EXERCISE DIRECTIONS: Each line of the listing must be transcribed exactly, except for the images, which should be excluded.
-- start --
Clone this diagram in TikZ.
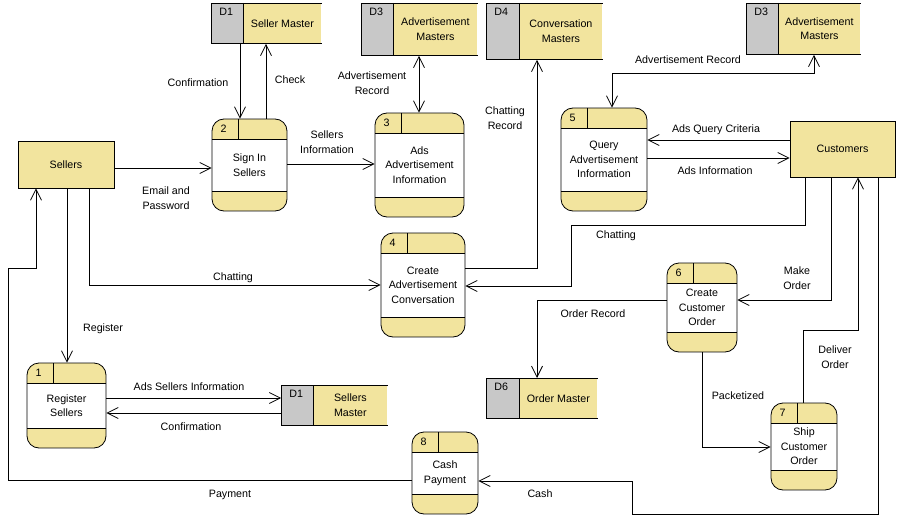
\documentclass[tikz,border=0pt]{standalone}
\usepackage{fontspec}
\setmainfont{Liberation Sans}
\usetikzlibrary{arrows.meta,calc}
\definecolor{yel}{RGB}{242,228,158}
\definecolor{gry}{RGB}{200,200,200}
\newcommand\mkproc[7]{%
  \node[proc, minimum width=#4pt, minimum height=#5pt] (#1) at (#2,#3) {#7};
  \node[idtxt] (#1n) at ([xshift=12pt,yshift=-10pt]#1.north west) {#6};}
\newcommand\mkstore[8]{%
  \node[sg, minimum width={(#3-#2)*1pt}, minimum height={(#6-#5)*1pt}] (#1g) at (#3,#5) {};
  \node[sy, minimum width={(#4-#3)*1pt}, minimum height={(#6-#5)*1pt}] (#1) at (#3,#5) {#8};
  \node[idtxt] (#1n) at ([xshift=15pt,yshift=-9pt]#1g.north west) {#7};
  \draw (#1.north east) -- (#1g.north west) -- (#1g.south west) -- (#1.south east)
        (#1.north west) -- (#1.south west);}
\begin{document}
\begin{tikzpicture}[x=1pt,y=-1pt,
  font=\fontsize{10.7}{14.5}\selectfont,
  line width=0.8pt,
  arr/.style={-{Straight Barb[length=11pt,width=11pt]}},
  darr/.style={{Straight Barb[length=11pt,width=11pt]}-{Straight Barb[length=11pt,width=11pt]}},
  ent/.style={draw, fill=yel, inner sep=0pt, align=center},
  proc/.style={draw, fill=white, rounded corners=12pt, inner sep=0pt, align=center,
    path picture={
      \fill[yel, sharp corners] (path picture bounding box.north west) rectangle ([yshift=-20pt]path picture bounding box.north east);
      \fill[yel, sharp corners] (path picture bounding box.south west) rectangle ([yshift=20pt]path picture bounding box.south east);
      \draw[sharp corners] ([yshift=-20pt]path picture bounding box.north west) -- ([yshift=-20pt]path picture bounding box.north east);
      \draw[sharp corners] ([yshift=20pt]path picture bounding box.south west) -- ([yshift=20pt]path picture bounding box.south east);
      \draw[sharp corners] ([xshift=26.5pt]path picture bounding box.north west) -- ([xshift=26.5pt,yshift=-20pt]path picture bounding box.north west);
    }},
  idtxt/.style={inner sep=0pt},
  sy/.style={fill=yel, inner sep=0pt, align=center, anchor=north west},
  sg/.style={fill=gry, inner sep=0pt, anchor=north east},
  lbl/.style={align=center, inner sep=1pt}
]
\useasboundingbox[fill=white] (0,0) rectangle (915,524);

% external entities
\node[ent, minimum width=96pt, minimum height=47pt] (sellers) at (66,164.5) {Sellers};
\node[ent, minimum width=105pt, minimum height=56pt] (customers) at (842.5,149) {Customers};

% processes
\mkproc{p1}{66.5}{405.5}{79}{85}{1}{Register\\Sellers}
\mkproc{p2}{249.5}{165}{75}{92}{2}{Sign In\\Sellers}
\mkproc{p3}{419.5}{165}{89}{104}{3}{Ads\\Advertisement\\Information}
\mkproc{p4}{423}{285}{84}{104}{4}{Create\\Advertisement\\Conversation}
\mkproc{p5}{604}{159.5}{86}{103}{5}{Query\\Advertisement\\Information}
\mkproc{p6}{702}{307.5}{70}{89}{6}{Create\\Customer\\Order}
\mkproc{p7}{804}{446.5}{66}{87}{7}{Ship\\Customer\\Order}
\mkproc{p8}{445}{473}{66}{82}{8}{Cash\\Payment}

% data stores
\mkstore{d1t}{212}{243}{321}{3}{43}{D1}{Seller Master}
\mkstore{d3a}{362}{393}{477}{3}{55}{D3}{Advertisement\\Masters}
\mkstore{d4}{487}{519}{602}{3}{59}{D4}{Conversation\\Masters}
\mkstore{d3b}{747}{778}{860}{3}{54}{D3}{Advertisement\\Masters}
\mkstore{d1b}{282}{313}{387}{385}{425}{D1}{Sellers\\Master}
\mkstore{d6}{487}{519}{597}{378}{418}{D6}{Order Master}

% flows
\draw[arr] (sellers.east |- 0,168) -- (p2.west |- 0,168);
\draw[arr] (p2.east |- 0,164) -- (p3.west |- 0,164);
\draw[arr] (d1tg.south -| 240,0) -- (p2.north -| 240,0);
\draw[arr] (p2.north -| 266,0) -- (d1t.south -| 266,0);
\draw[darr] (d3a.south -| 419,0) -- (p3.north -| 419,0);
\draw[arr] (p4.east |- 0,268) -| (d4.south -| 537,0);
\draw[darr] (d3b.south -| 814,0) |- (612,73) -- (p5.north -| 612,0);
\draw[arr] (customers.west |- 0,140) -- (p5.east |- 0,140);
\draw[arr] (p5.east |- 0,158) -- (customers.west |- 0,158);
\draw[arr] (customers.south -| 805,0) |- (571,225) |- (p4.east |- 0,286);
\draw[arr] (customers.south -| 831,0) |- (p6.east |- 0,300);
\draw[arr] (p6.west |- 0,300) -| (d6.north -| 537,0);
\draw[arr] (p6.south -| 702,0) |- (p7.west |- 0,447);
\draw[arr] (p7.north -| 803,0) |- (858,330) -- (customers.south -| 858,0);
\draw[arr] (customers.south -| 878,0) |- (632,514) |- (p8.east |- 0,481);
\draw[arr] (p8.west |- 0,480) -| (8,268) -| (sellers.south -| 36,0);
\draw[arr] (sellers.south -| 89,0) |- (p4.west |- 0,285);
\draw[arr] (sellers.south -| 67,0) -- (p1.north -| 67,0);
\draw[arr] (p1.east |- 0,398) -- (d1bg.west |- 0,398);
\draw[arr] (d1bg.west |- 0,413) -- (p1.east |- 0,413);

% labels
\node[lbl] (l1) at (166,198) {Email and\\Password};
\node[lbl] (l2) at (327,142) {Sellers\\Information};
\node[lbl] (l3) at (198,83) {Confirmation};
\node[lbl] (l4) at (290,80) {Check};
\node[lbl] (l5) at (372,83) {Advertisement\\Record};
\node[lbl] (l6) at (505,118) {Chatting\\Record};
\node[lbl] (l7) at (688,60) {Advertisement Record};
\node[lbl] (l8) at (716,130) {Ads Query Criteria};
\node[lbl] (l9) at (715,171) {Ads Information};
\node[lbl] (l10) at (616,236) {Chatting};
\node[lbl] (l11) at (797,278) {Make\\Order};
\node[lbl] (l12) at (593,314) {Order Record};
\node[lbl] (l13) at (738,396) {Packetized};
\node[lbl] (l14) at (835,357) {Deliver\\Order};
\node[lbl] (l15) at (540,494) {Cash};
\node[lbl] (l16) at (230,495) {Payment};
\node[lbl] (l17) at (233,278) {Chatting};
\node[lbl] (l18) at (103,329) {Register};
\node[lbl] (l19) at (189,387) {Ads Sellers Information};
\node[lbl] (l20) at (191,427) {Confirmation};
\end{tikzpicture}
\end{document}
-- end --
WRITTEN RESPONSE:
Clone this diagram in TikZ.
\documentclass[tikz,border=0pt]{standalone}
\usepackage{fontspec}
\setmainfont{Liberation Sans}
\usetikzlibrary{arrows.meta,calc}
\definecolor{yel}{RGB}{242,228,158}
\definecolor{gry}{RGB}{200,200,200}
\newcommand\mkproc[7]{%
  \node[proc, minimum width=#4pt, minimum height=#5pt] (#1) at (#2,#3) {#7};
  \node[idtxt] (#1n) at ([xshift=12pt,yshift=-10pt]#1.north west) {#6};}
\newcommand\mkstore[8]{%
  \node[sg, minimum width={(#3-#2)*1pt}, minimum height={(#6-#5)*1pt}] (#1g) at (#3,#5) {};
  \node[sy, minimum width={(#4-#3)*1pt}, minimum height={(#6-#5)*1pt}] (#1) at (#3,#5) {#8};
  \node[idtxt] (#1n) at ([xshift=15pt,yshift=-9pt]#1g.north west) {#7};
  \draw (#1.north east) -- (#1g.north west) -- (#1g.south west) -- (#1.south east)
        (#1.north west) -- (#1.south west);}
\begin{document}
\begin{tikzpicture}[x=1pt,y=-1pt,
  font=\fontsize{10.7}{14.5}\selectfont,
  line width=0.8pt,
  arr/.style={-{Straight Barb[length=11pt,width=11pt]}},
  darr/.style={{Straight Barb[length=11pt,width=11pt]}-{Straight Barb[length=11pt,width=11pt]}},
  ent/.style={draw, fill=yel, inner sep=0pt, align=center},
  proc/.style={draw, fill=white, rounded corners=12pt, inner sep=0pt, align=center,
    path picture={
      \fill[yel, sharp corners] (path picture bounding box.north west) rectangle ([yshift=-20pt]path picture bounding box.north east);
      \fill[yel, sharp corners] (path picture bounding box.south west) rectangle ([yshift=20pt]path picture bounding box.south east);
      \draw[sharp corners] ([yshift=-20pt]path picture bounding box.north west) -- ([yshift=-20pt]path picture bounding box.north east);
      \draw[sharp corners] ([yshift=20pt]path picture bounding box.south west) -- ([yshift=20pt]path picture bounding box.south east);
      \draw[sharp corners] ([xshift=26.5pt]path picture bounding box.north west) -- ([xshift=26.5pt,yshift=-20pt]path picture bounding box.north west);
    }},
  idtxt/.style={inner sep=0pt},
  sy/.style={fill=yel, inner sep=0pt, align=center, anchor=north west},
  sg/.style={fill=gry, inner sep=0pt, anchor=north east},
  lbl/.style={align=center, inner sep=1pt}
]
\useasboundingbox[fill=white] (0,0) rectangle (915,524);

% external entities
\node[ent, minimum width=96pt, minimum height=47pt] (sellers) at (66,164.5) {Sellers};
\node[ent, minimum width=105pt, minimum height=56pt] (customers) at (842.5,149) {Customers};

% processes
\mkproc{p1}{66.5}{405.5}{79}{85}{1}{Register\\Sellers}
\mkproc{p2}{249.5}{165}{75}{92}{2}{Sign In\\Sellers}
\mkproc{p3}{419.5}{165}{89}{104}{3}{Ads\\Advertisement\\Information}
\mkproc{p4}{423}{285}{84}{104}{4}{Create\\Advertisement\\Conversation}
\mkproc{p5}{604}{159.5}{86}{103}{5}{Query\\Advertisement\\Information}
\mkproc{p6}{702}{307.5}{70}{89}{6}{Create\\Customer\\Order}
\mkproc{p7}{804}{446.5}{66}{87}{7}{Ship\\Customer\\Order}
\mkproc{p8}{445}{473}{66}{82}{8}{Cash\\Payment}

% data stores
\mkstore{d1t}{212}{243}{321}{3}{43}{D1}{Seller Master}
\mkstore{d3a}{362}{393}{477}{3}{55}{D3}{Advertisement\\Masters}
\mkstore{d4}{487}{519}{602}{3}{59}{D4}{Conversation\\Masters}
\mkstore{d3b}{747}{778}{860}{3}{54}{D3}{Advertisement\\Masters}
\mkstore{d1b}{282}{313}{387}{385}{425}{D1}{Sellers\\Master}
\mkstore{d6}{487}{519}{597}{378}{418}{D6}{Order Master}

% flows
\draw[arr] (sellers.east |- 0,168) -- (p2.west |- 0,168);
\draw[arr] (p2.east |- 0,164) -- (p3.west |- 0,164);
\draw[arr] (d1tg.south -| 240,0) -- (p2.north -| 240,0);
\draw[arr] (p2.north -| 266,0) -- (d1t.south -| 266,0);
\draw[darr] (d3a.south -| 419,0) -- (p3.north -| 419,0);
\draw[arr] (p4.east |- 0,268) -| (d4.south -| 537,0);
\draw[darr] (d3b.south -| 814,0) |- (612,73) -- (p5.north -| 612,0);
\draw[arr] (customers.west |- 0,140) -- (p5.east |- 0,140);
\draw[arr] (p5.east |- 0,158) -- (customers.west |- 0,158);
\draw[arr] (customers.south -| 805,0) |- (571,225) |- (p4.east |- 0,286);
\draw[arr] (customers.south -| 831,0) |- (p6.east |- 0,300);
\draw[arr] (p6.west |- 0,300) -| (d6.north -| 537,0);
\draw[arr] (p6.south -| 702,0) |- (p7.west |- 0,447);
\draw[arr] (p7.north -| 803,0) |- (858,330) -- (customers.south -| 858,0);
\draw[arr] (customers.south -| 878,0) |- (632,514) |- (p8.east |- 0,481);
\draw[arr] (p8.west |- 0,480) -| (8,268) -| (sellers.south -| 36,0);
\draw[arr] (sellers.south -| 89,0) |- (p4.west |- 0,285);
\draw[arr] (sellers.south -| 67,0) -- (p1.north -| 67,0);
\draw[arr] (p1.east |- 0,398) -- (d1bg.west |- 0,398);
\draw[arr] (d1bg.west |- 0,413) -- (p1.east |- 0,413);

% labels
\node[lbl] (l1) at (166,198) {Email and\\Password};
\node[lbl] (l2) at (327,142) {Sellers\\Information};
\node[lbl] (l3) at (198,83) {Confirmation};
\node[lbl] (l4) at (290,80) {Check};
\node[lbl] (l5) at (372,83) {Advertisement\\Record};
\node[lbl] (l6) at (505,118) {Chatting\\Record};
\node[lbl] (l7) at (688,60) {Advertisement Record};
\node[lbl] (l8) at (716,130) {Ads Query Criteria};
\node[lbl] (l9) at (715,171) {Ads Information};
\node[lbl] (l10) at (616,236) {Chatting};
\node[lbl] (l11) at (797,278) {Make\\Order};
\node[lbl] (l12) at (593,314) {Order Record};
\node[lbl] (l13) at (738,396) {Packetized};
\node[lbl] (l14) at (835,357) {Deliver\\Order};
\node[lbl] (l15) at (540,494) {Cash};
\node[lbl] (l16) at (230,495) {Payment};
\node[lbl] (l17) at (233,278) {Chatting};
\node[lbl] (l18) at (103,329) {Register};
\node[lbl] (l19) at (189,387) {Ads Sellers Information};
\node[lbl] (l20) at (191,427) {Confirmation};
\end{tikzpicture}
\end{document}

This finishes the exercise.